Once all of that is done you will start seeing data about which songs & artists you like to listen to and some quite interesting statistics about the overall time spent listening and the distribution over the day. Unfortunately by default you will only see data for ~the last 24 hours.

Adding historic data

The reason for this limited data is simple: there are technical restrictions on the API side you don’t want to spam their servers anyways. Fortunately there is a way to get the full historic data: you can use Spotifys privacy tools to get access to it. Using their privacy dashboard you can request the data of the past year (and wait 5 days) or all of it (and wait 30 days). The waiting time is a bit unfortunate but you only need to do it once.

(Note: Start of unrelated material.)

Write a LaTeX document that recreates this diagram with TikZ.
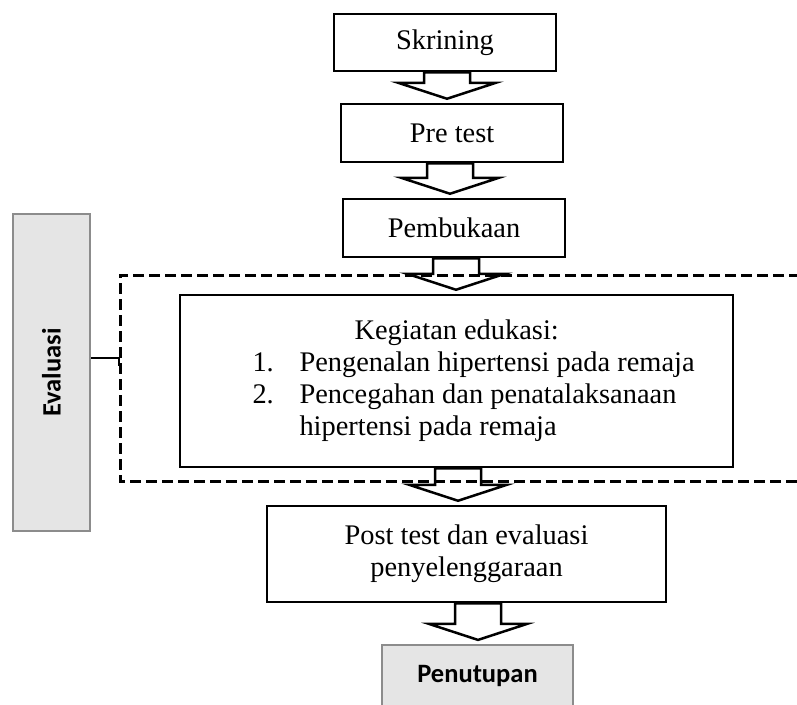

I requested the full data and got an email from Spotify with a link to confirm the request. Then another one confirming that they are working on it. Then I waited… PS A couple weeks later I got a link to the requested data via Email. You have to sign in and will then get a link to download a couple files.

Once you have received the data your can use the import function in the settings menu of your spotify to import all of that historical data and finally see the full statistics. To do that simply select either the account data or the extended streaming history (depending on what you requested from Spotify) and then proceed to upload the json files from your history.

This is where you can import the data requested from Spotify

In my case I chose the extended streaming history and it contained some readme file with some explanation of the data format and a set of JSON files containing the actual data. I think the amount of files will depend on how many songs you played in the past, in my case I had 2 audio related JSON files.

Content of my downloaded Spotify data folder

Now select them all together via the SELECT button and wait for quite a bit while the files entries are processed by your server. In my case I had around 21k entries and it took more than an hour. You can simply run it over night. The UI numbers did not update until the process was done in my case but you can follow in real time via the logs.

Import history shown once you upload the JSON files

Once that process is done you can finally see all your data over the last years. Some of the results were quite obvious for me (distribution over the day), others were really interesting (song number & artists listened over the years). Here are some of the results in my case (yes I like Image Dragons a lot ;)).

Some of the your spotify stats

Overall I love the way you can get some more extensive statistics about this data that is all about you but otherwise just available to Spotify. Using EU enforced privacy mechanisms to get that data and a locally hosted open software to display it is the cherry on top of the cake 🙂 Thanks a lot to Timothee Boussus for creating this project.